Given request | Answer with one number: how many lines hold the string "this".
-------- Supplied information
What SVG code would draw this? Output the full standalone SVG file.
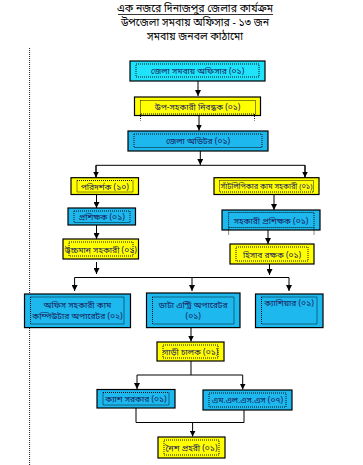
----------------
-------- Supplied information
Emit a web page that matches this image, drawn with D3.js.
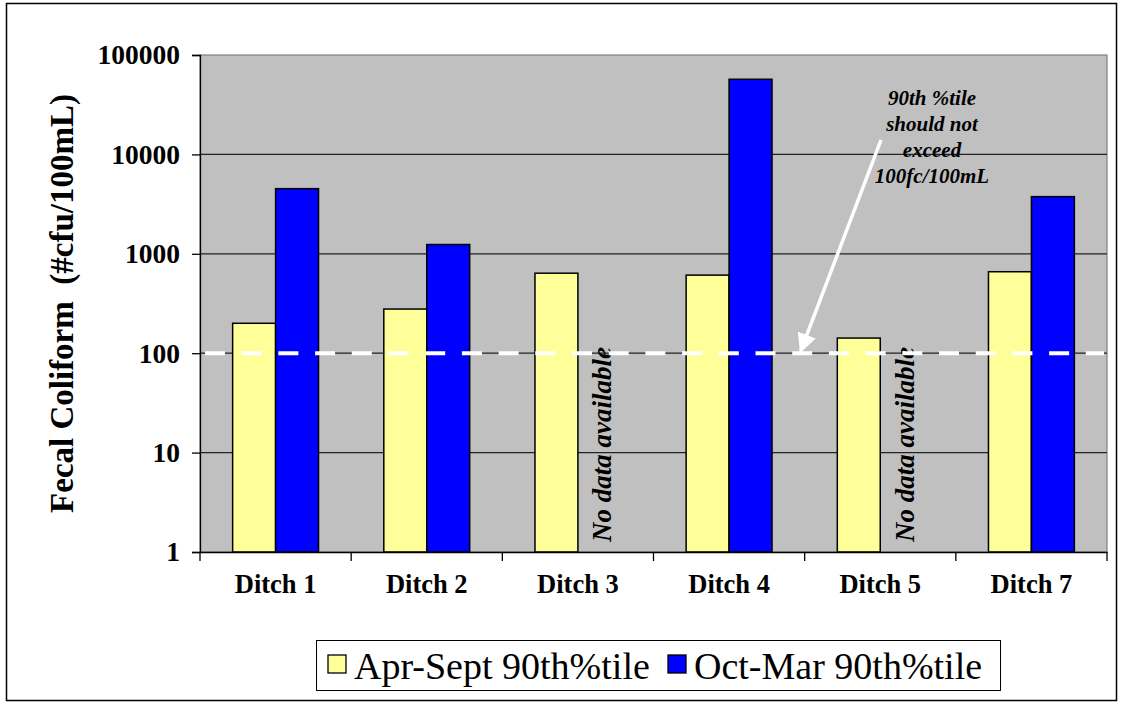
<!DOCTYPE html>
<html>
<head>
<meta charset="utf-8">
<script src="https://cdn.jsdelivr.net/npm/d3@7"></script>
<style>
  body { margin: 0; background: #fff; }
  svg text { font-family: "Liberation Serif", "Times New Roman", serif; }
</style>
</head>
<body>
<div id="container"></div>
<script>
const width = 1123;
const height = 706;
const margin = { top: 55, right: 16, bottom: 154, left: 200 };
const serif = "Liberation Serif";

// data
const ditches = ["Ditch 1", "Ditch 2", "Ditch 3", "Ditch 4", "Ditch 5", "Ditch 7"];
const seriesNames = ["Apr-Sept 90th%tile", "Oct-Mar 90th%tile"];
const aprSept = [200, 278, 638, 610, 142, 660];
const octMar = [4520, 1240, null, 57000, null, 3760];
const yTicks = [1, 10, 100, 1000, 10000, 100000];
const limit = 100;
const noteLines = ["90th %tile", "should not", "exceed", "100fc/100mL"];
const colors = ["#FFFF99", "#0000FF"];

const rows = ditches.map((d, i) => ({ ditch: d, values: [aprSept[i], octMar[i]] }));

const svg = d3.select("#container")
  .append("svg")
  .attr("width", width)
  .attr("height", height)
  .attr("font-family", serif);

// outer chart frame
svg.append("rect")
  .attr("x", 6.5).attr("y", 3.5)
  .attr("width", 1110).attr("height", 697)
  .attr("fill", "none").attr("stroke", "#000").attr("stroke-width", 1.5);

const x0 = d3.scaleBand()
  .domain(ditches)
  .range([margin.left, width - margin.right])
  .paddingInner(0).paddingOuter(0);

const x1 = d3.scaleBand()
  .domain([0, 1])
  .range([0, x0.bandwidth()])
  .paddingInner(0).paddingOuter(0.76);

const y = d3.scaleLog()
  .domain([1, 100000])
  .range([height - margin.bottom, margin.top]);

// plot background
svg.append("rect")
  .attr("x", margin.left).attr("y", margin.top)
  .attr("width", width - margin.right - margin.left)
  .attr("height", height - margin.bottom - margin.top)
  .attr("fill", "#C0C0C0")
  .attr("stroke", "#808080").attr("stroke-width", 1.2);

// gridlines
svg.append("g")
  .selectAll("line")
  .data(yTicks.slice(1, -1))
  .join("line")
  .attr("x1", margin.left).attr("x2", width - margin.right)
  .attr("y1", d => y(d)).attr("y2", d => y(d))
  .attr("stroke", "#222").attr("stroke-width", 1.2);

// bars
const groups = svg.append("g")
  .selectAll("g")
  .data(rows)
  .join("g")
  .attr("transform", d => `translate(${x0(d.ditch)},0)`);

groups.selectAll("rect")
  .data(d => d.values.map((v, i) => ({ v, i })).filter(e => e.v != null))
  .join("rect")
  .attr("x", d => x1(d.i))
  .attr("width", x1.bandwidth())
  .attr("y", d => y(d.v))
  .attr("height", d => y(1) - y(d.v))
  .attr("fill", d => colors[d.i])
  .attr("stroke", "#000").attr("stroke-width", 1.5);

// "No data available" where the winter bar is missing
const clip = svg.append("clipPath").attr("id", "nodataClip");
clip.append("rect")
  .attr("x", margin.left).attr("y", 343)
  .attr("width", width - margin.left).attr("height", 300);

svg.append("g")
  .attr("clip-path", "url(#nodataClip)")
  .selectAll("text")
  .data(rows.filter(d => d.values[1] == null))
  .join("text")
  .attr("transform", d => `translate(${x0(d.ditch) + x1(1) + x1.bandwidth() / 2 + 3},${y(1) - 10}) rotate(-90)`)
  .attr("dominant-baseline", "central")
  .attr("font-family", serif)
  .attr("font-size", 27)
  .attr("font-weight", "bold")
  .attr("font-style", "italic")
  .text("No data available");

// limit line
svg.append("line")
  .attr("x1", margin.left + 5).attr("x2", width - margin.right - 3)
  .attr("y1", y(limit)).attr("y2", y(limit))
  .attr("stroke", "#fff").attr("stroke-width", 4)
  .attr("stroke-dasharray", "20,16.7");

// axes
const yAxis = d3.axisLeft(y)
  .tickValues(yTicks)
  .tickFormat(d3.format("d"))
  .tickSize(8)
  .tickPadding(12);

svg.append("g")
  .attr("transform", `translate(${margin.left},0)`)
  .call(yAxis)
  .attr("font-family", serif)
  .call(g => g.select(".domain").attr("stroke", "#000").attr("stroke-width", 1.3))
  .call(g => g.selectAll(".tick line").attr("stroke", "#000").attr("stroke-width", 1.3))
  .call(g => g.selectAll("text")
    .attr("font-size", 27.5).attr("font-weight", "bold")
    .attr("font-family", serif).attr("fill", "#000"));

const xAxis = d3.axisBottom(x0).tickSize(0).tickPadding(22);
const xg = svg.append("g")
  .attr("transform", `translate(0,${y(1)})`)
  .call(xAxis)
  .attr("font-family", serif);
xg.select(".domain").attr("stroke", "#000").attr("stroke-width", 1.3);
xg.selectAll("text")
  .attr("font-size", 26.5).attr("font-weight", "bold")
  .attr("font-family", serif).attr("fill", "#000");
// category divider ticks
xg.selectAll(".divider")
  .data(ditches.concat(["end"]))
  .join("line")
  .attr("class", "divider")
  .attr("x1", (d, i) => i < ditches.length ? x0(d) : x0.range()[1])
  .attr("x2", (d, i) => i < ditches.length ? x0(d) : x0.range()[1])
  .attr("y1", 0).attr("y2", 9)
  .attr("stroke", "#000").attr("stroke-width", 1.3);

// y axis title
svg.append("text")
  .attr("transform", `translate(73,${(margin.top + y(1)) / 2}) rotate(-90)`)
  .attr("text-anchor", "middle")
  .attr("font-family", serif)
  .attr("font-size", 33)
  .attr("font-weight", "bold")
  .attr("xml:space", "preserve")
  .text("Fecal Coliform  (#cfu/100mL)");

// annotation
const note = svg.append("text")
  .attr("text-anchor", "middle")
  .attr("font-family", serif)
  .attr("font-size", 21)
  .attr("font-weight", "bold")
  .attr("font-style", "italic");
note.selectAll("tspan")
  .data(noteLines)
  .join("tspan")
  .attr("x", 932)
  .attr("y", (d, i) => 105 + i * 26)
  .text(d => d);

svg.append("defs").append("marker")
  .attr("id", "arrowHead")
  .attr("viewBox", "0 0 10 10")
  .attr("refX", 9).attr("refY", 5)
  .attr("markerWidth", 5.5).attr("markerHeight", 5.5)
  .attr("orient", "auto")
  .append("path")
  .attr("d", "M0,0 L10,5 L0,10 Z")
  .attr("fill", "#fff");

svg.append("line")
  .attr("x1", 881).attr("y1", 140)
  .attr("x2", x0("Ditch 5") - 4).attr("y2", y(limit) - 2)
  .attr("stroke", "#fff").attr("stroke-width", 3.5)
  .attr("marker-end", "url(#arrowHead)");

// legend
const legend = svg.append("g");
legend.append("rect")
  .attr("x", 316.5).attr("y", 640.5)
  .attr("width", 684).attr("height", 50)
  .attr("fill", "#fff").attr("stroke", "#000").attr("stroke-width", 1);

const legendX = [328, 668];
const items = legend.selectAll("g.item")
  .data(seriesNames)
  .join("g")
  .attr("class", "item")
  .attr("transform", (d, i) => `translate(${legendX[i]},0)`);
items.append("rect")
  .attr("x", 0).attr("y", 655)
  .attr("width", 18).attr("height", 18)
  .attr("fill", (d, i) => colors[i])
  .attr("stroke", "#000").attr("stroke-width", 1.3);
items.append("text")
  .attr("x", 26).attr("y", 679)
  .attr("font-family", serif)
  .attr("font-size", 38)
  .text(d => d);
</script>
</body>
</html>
----------------
Full solution | 2